To be done —
Return the listing below exactly, with the pictures dropped.

Given data —

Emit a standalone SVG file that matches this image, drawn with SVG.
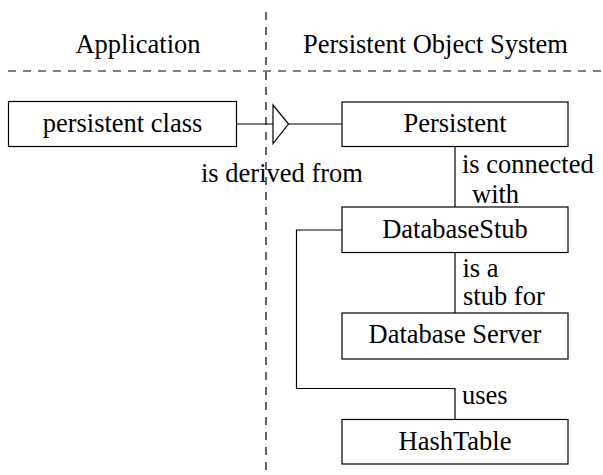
<svg xmlns="http://www.w3.org/2000/svg" width="603" height="475" viewBox="0 0 603 475">
<style>
text{font-family:"Liberation Serif","Times New Roman",serif;font-size:26.5px;fill:#000}
.c{text-anchor:middle}
.box{fill:#fff;stroke:#000;stroke-width:1.2}
.ln{fill:none;stroke:#000;stroke-width:1.2}
.dash{fill:none;stroke:#000;stroke-width:1.2;stroke-dasharray:8 7}
</style>
<rect width="603" height="475" fill="#fff"/>
<g id="swimlanes">
<line class="dash" x1="266" y1="12" x2="266" y2="475"/>
<line class="dash" x1="8" y1="71" x2="603" y2="71"/>
<text class="c" x="138" y="53">Application</text>
<text class="c" x="435.5" y="53">Persistent Object System</text>
</g>
<g id="connectors">
<line class="ln" x1="236.5" y1="124" x2="273" y2="124"/>
<polygon points="273,105 288.5,124 273,143.5" fill="#fff" stroke="#000" stroke-width="1.2"/>
<line class="ln" x1="288.5" y1="124" x2="342" y2="124"/>
<text x="201" y="182">is derived from</text>
<line class="ln" x1="455" y1="146.5" x2="455" y2="207"/>
<text x="462" y="173">is connected</text>
<text x="472" y="203">with</text>
<line class="ln" x1="455" y1="252.5" x2="455" y2="313"/>
<text x="462.5" y="277">is a</text>
<text x="463" y="305">stub for</text>
<polyline class="ln" points="342,230 296.5,230 296.5,388.5 455,388.5 455,419.5"/>
<text x="462" y="404">uses</text>
</g>
<g id="persistent-class">
<rect class="box" x="8.5" y="101.5" width="228" height="45"/>
<text class="c" x="122.5" y="132">persistent class</text>
</g>
<g id="persistent">
<rect class="box" x="342" y="102" width="226" height="44.5"/>
<text class="c" x="455" y="132">Persistent</text>
</g>
<g id="database-stub">
<rect class="box" x="342" y="207" width="226" height="45.5"/>
<text class="c" x="455" y="238">DatabaseStub</text>
</g>
<g id="database-server">
<rect class="box" x="342" y="313" width="226" height="46"/>
<text class="c" x="455" y="343">Database Server</text>
</g>
<g id="hashtable">
<rect class="box" x="342" y="419.5" width="226" height="44.5"/>
<text class="c" x="455" y="449.5">HashTable</text>
</g>
</svg>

Output of the task —
Emit a standalone SVG file that matches this image, drawn with SVG.
<svg xmlns="http://www.w3.org/2000/svg" width="603" height="475" viewBox="0 0 603 475">
<style>
text{font-family:"Liberation Serif","Times New Roman",serif;font-size:26.5px;fill:#000}
.c{text-anchor:middle}
.box{fill:#fff;stroke:#000;stroke-width:1.2}
.ln{fill:none;stroke:#000;stroke-width:1.2}
.dash{fill:none;stroke:#000;stroke-width:1.2;stroke-dasharray:8 7}
</style>
<rect width="603" height="475" fill="#fff"/>
<g id="swimlanes">
<line class="dash" x1="266" y1="12" x2="266" y2="475"/>
<line class="dash" x1="8" y1="71" x2="603" y2="71"/>
<text class="c" x="138" y="53">Application</text>
<text class="c" x="435.5" y="53">Persistent Object System</text>
</g>
<g id="connectors">
<line class="ln" x1="236.5" y1="124" x2="273" y2="124"/>
<polygon points="273,105 288.5,124 273,143.5" fill="#fff" stroke="#000" stroke-width="1.2"/>
<line class="ln" x1="288.5" y1="124" x2="342" y2="124"/>
<text x="201" y="182">is derived from</text>
<line class="ln" x1="455" y1="146.5" x2="455" y2="207"/>
<text x="462" y="173">is connected</text>
<text x="472" y="203">with</text>
<line class="ln" x1="455" y1="252.5" x2="455" y2="313"/>
<text x="462.5" y="277">is a</text>
<text x="463" y="305">stub for</text>
<polyline class="ln" points="342,230 296.5,230 296.5,388.5 455,388.5 455,419.5"/>
<text x="462" y="404">uses</text>
</g>
<g id="persistent-class">
<rect class="box" x="8.5" y="101.5" width="228" height="45"/>
<text class="c" x="122.5" y="132">persistent class</text>
</g>
<g id="persistent">
<rect class="box" x="342" y="102" width="226" height="44.5"/>
<text class="c" x="455" y="132">Persistent</text>
</g>
<g id="database-stub">
<rect class="box" x="342" y="207" width="226" height="45.5"/>
<text class="c" x="455" y="238">DatabaseStub</text>
</g>
<g id="database-server">
<rect class="box" x="342" y="313" width="226" height="46"/>
<text class="c" x="455" y="343">Database Server</text>
</g>
<g id="hashtable">
<rect class="box" x="342" y="419.5" width="226" height="44.5"/>
<text class="c" x="455" y="449.5">HashTable</text>
</g>
</svg>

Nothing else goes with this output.